→ Aim of the task: Give back every line exactly as it appears, pictures excluded.

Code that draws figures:
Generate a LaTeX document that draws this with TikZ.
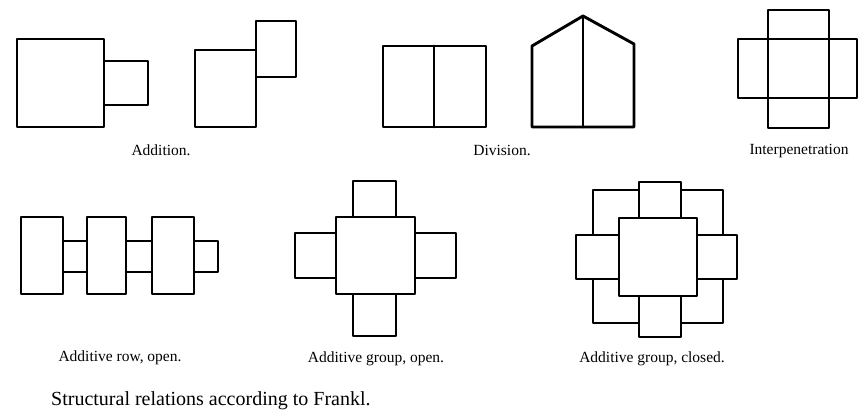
\documentclass[tikz,border=0pt]{standalone}
\usepackage{fontspec}
\setmainfont{Liberation Serif}
\begin{document}
\begin{tikzpicture}[x=1pt,y=-1pt,
  fig/.style={line width=2.9pt,line join=round,line cap=round},
  wfig/.style={fig,fill=white},
  lbl/.style={font=\fontsize{15.5}{17}\selectfont,inner sep=0pt,anchor=base},
  captxt/.style={font=\fontsize{20}{22}\selectfont,inner sep=0pt,anchor=base west}]
\useasboundingbox (0,0) rectangle (866,417);
% Addition
\draw[fig] (17,39) rectangle (104,127);
\draw[fig] (104,61) rectangle (148,105);
\draw[fig] (195,50) rectangle (256,127);
\draw[fig] (256,21) rectangle (296,77);
\node[lbl] (laddition) at (161,155) {Addition.};
% Division
\draw[fig] (383,46) rectangle (486,127);
\draw[fig] (434,46) -- (434,127);
\draw[fig] (532,127) -- (532,46) -- (583,16) -- (634,44) -- (634,127) -- cycle;
\draw[fig] (583,16) -- (583,127);
\node[lbl] (ldivision) at (502,155) {Division.};
% Interpenetration
\draw[fig] (738,39) rectangle (857,98);
\draw[fig] (768,10) rectangle (829,128);
\node[lbl] (linter) at (799,154) {Interpenetration};
% Additive row, open
\draw[fig] (21,217) rectangle (63,294);
\draw[fig] (63,241) rectangle (87,272);
\draw[fig] (87,217) rectangle (126,294);
\draw[fig] (126,241) rectangle (152,272);
\draw[fig] (152,217) rectangle (194,294);
\draw[fig] (194,241) rectangle (218,272);
\node[lbl] (lrow) at (120,361) {Additive row, open.};
% Additive group, open
\draw[fig] (353,181) rectangle (396,217);
\draw[fig] (353,294) rectangle (396,336);
\draw[fig] (295,233) rectangle (336,278);
\draw[fig] (415,233) rectangle (456,278);
\draw[fig] (336,217) rectangle (415,294);
\node[lbl] (lgopen) at (376,362) {Additive group, open.};
% Additive group, closed
\draw[fig] (593,190) rectangle (723,323);
\draw[wfig] (639,182) rectangle (681,218);
\draw[wfig] (639,296) rectangle (681,337);
\draw[wfig] (576,235) rectangle (619,279);
\draw[wfig] (697,235) rectangle (737,279);
\draw[wfig] (619,218) rectangle (697,296);
\node[lbl] (lgclosed) at (652,362) {Additive group, closed.};
% Caption
\node[captxt] (caption) at (51,405) {Structural relations according to Frankl.};
\end{tikzpicture}
\end{document}
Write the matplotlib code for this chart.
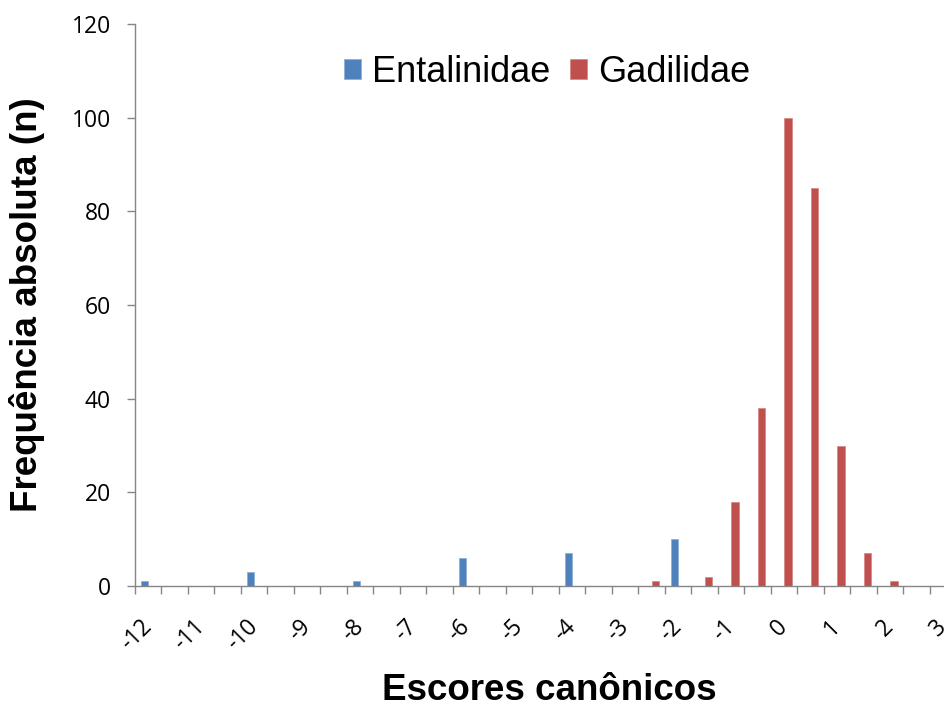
"""
Histogram of canonical scores: Entalinidae vs Gadilidae
"""

import matplotlib.pyplot as plt
from matplotlib.ticker import NullFormatter

plt.rcParams['font.family'] = ['Liberation Sans', 'DejaVu Sans']

# category values (half-unit classes)
categories = [-12, -11.5, -11, -10.5, -10, -9.5, -9, -8.5, -8, -7.5, -7, -6.5,
              -6, -5.5, -5, -4.5, -4, -3.5, -3, -2.5, -2, -1.5, -1, -0.5,
              0, 0.5, 1, 1.5, 2, 2.5, 3]
entalinidae = [1, 0, 0, 0, 3, 0, 0, 0, 1, 0, 0, 0,
               6, 0, 0, 0, 7, 0, 0, 0, 10, 0, 0, 0,
               0, 0, 0, 0, 0, 0, 0]
gadilidae = [0, 0, 0, 0, 0, 0, 0, 0, 0, 0, 0, 0,
             0, 0, 0, 0, 0, 0, 0, 1, 0, 2, 18, 38,
             100, 85, 30, 7, 1, 0, 0]
tick_labels = ['-12', '-11', '-10', '-9', '-8', '-7', '-6', '-5', '-4',
               '-3', '-2', '-1', '0', '1', '2', '3']

BLUE = '#4F81BD'
RED = '#C0504D'
AXIS = '#868686'
TICK_FONT = ['Open Sans', 'DejaVu Sans']

fig = plt.figure(figsize=(9.45, 7.01), dpi=100)
# axes deliberately runs past the right edge (the source image is cropped)
ax = fig.add_axes([135 / 945, 115 / 701, 821.5 / 945, 562 / 701])

n = len(categories)
idx = list(range(n))
w = 0.28
ax.bar([i + 0.36 for i in idx], entalinidae, width=w, color=BLUE,
       edgecolor='#8fb0d8', linewidth=0.6, label='Entalinidae')
ax.bar([i + 0.64 for i in idx], gadilidae, width=w, color=RED,
       edgecolor='#d98a88', linewidth=0.6, label='Gadilidae')

ax.set_xlim(0, n)
ax.set_ylim(0, 120)
ax.set_yticks(range(0, 121, 20))

# tick marks at category boundaries, labels at every other category centre
ax.set_xticks(range(0, n + 1))
ax.xaxis.set_major_formatter(NullFormatter())
label_pos = [i + 0.5 for i in idx if i % 2 == 0]
ax.set_xticks(label_pos, tick_labels, minor=True)
for lab in ax.get_xticklabels(minor=True):
    lab.set_rotation(45)
    lab.set_ha('right')
    lab.set_va('center')
    lab.set_rotation_mode('anchor')
    lab.set_family(TICK_FONT)
for lab in ax.get_yticklabels():
    lab.set_family(TICK_FONT)

ax.tick_params(axis='x', which='major', length=5.5, width=1, color=AXIS,
               direction='out')
ax.tick_params(axis='x', which='minor', length=0, pad=27, labelsize=16.5)
ax.tick_params(axis='y', length=5.5, width=1, color=AXIS, direction='out',
               pad=12, labelsize=16.5)

for s in ['top', 'right']:
    ax.spines[s].set_visible(False)
for s in ['left', 'bottom']:
    ax.spines[s].set_color(AXIS)
    ax.spines[s].set_linewidth(1)

fig.text(27 / 945, 1 - 304.5 / 701, 'Frequência absoluta (n)', rotation=90,
         ha='center', va='center', fontsize=26.5, fontweight='bold')
fig.text(549 / 945, 1 / 701, 'Escores canônicos', ha='center',
         va='baseline', fontsize=26.5, fontweight='bold')

ax.legend(loc='center', bbox_to_anchor=(547 / 945, 1 - 72 / 701),
          bbox_transform=fig.transFigure, ncol=2, frameon=False, fontsize=26,
          handlelength=0.47, handleheight=0.47, handletextpad=0.3,
          columnspacing=0.55, borderpad=0)

fig.savefig('out.png', dpi=100)
plt.close()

→ Full output:
Generate a LaTeX document that draws this with TikZ.
\documentclass[tikz,border=0pt]{standalone}
\usepackage{fontspec}
\setmainfont{Liberation Serif}
\begin{document}
\begin{tikzpicture}[x=1pt,y=-1pt,
  fig/.style={line width=2.9pt,line join=round,line cap=round},
  wfig/.style={fig,fill=white},
  lbl/.style={font=\fontsize{15.5}{17}\selectfont,inner sep=0pt,anchor=base},
  captxt/.style={font=\fontsize{20}{22}\selectfont,inner sep=0pt,anchor=base west}]
\useasboundingbox (0,0) rectangle (866,417);
% Addition
\draw[fig] (17,39) rectangle (104,127);
\draw[fig] (104,61) rectangle (148,105);
\draw[fig] (195,50) rectangle (256,127);
\draw[fig] (256,21) rectangle (296,77);
\node[lbl] (laddition) at (161,155) {Addition.};
% Division
\draw[fig] (383,46) rectangle (486,127);
\draw[fig] (434,46) -- (434,127);
\draw[fig] (532,127) -- (532,46) -- (583,16) -- (634,44) -- (634,127) -- cycle;
\draw[fig] (583,16) -- (583,127);
\node[lbl] (ldivision) at (502,155) {Division.};
% Interpenetration
\draw[fig] (738,39) rectangle (857,98);
\draw[fig] (768,10) rectangle (829,128);
\node[lbl] (linter) at (799,154) {Interpenetration};
% Additive row, open
\draw[fig] (21,217) rectangle (63,294);
\draw[fig] (63,241) rectangle (87,272);
\draw[fig] (87,217) rectangle (126,294);
\draw[fig] (126,241) rectangle (152,272);
\draw[fig] (152,217) rectangle (194,294);
\draw[fig] (194,241) rectangle (218,272);
\node[lbl] (lrow) at (120,361) {Additive row, open.};
% Additive group, open
\draw[fig] (353,181) rectangle (396,217);
\draw[fig] (353,294) rectangle (396,336);
\draw[fig] (295,233) rectangle (336,278);
\draw[fig] (415,233) rectangle (456,278);
\draw[fig] (336,217) rectangle (415,294);
\node[lbl] (lgopen) at (376,362) {Additive group, open.};
% Additive group, closed
\draw[fig] (593,190) rectangle (723,323);
\draw[wfig] (639,182) rectangle (681,218);
\draw[wfig] (639,296) rectangle (681,337);
\draw[wfig] (576,235) rectangle (619,279);
\draw[wfig] (697,235) rectangle (737,279);
\draw[wfig] (619,218) rectangle (697,296);
\node[lbl] (lgclosed) at (652,362) {Additive group, closed.};
% Caption
\node[captxt] (caption) at (51,405) {Structural relations according to Frankl.};
\end{tikzpicture}
\end{document}
Write the matplotlib code for this chart.
"""
Histogram of canonical scores: Entalinidae vs Gadilidae
"""

import matplotlib.pyplot as plt
from matplotlib.ticker import NullFormatter

plt.rcParams['font.family'] = ['Liberation Sans', 'DejaVu Sans']

# category values (half-unit classes)
categories = [-12, -11.5, -11, -10.5, -10, -9.5, -9, -8.5, -8, -7.5, -7, -6.5,
              -6, -5.5, -5, -4.5, -4, -3.5, -3, -2.5, -2, -1.5, -1, -0.5,
              0, 0.5, 1, 1.5, 2, 2.5, 3]
entalinidae = [1, 0, 0, 0, 3, 0, 0, 0, 1, 0, 0, 0,
               6, 0, 0, 0, 7, 0, 0, 0, 10, 0, 0, 0,
               0, 0, 0, 0, 0, 0, 0]
gadilidae = [0, 0, 0, 0, 0, 0, 0, 0, 0, 0, 0, 0,
             0, 0, 0, 0, 0, 0, 0, 1, 0, 2, 18, 38,
             100, 85, 30, 7, 1, 0, 0]
tick_labels = ['-12', '-11', '-10', '-9', '-8', '-7', '-6', '-5', '-4',
               '-3', '-2', '-1', '0', '1', '2', '3']

BLUE = '#4F81BD'
RED = '#C0504D'
AXIS = '#868686'
TICK_FONT = ['Open Sans', 'DejaVu Sans']

fig = plt.figure(figsize=(9.45, 7.01), dpi=100)
# axes deliberately runs past the right edge (the source image is cropped)
ax = fig.add_axes([135 / 945, 115 / 701, 821.5 / 945, 562 / 701])

n = len(categories)
idx = list(range(n))
w = 0.28
ax.bar([i + 0.36 for i in idx], entalinidae, width=w, color=BLUE,
       edgecolor='#8fb0d8', linewidth=0.6, label='Entalinidae')
ax.bar([i + 0.64 for i in idx], gadilidae, width=w, color=RED,
       edgecolor='#d98a88', linewidth=0.6, label='Gadilidae')

ax.set_xlim(0, n)
ax.set_ylim(0, 120)
ax.set_yticks(range(0, 121, 20))

# tick marks at category boundaries, labels at every other category centre
ax.set_xticks(range(0, n + 1))
ax.xaxis.set_major_formatter(NullFormatter())
label_pos = [i + 0.5 for i in idx if i % 2 == 0]
ax.set_xticks(label_pos, tick_labels, minor=True)
for lab in ax.get_xticklabels(minor=True):
    lab.set_rotation(45)
    lab.set_ha('right')
    lab.set_va('center')
    lab.set_rotation_mode('anchor')
    lab.set_family(TICK_FONT)
for lab in ax.get_yticklabels():
    lab.set_family(TICK_FONT)

ax.tick_params(axis='x', which='major', length=5.5, width=1, color=AXIS,
               direction='out')
ax.tick_params(axis='x', which='minor', length=0, pad=27, labelsize=16.5)
ax.tick_params(axis='y', length=5.5, width=1, color=AXIS, direction='out',
               pad=12, labelsize=16.5)

for s in ['top', 'right']:
    ax.spines[s].set_visible(False)
for s in ['left', 'bottom']:
    ax.spines[s].set_color(AXIS)
    ax.spines[s].set_linewidth(1)

fig.text(27 / 945, 1 - 304.5 / 701, 'Frequência absoluta (n)', rotation=90,
         ha='center', va='center', fontsize=26.5, fontweight='bold')
fig.text(549 / 945, 1 / 701, 'Escores canônicos', ha='center',
         va='baseline', fontsize=26.5, fontweight='bold')

ax.legend(loc='center', bbox_to_anchor=(547 / 945, 1 - 72 / 701),
          bbox_transform=fig.transFigure, ncol=2, frameon=False, fontsize=26,
          handlelength=0.47, handleheight=0.47, handletextpad=0.3,
          columnspacing=0.55, borderpad=0)

fig.savefig('out.png', dpi=100)
plt.close()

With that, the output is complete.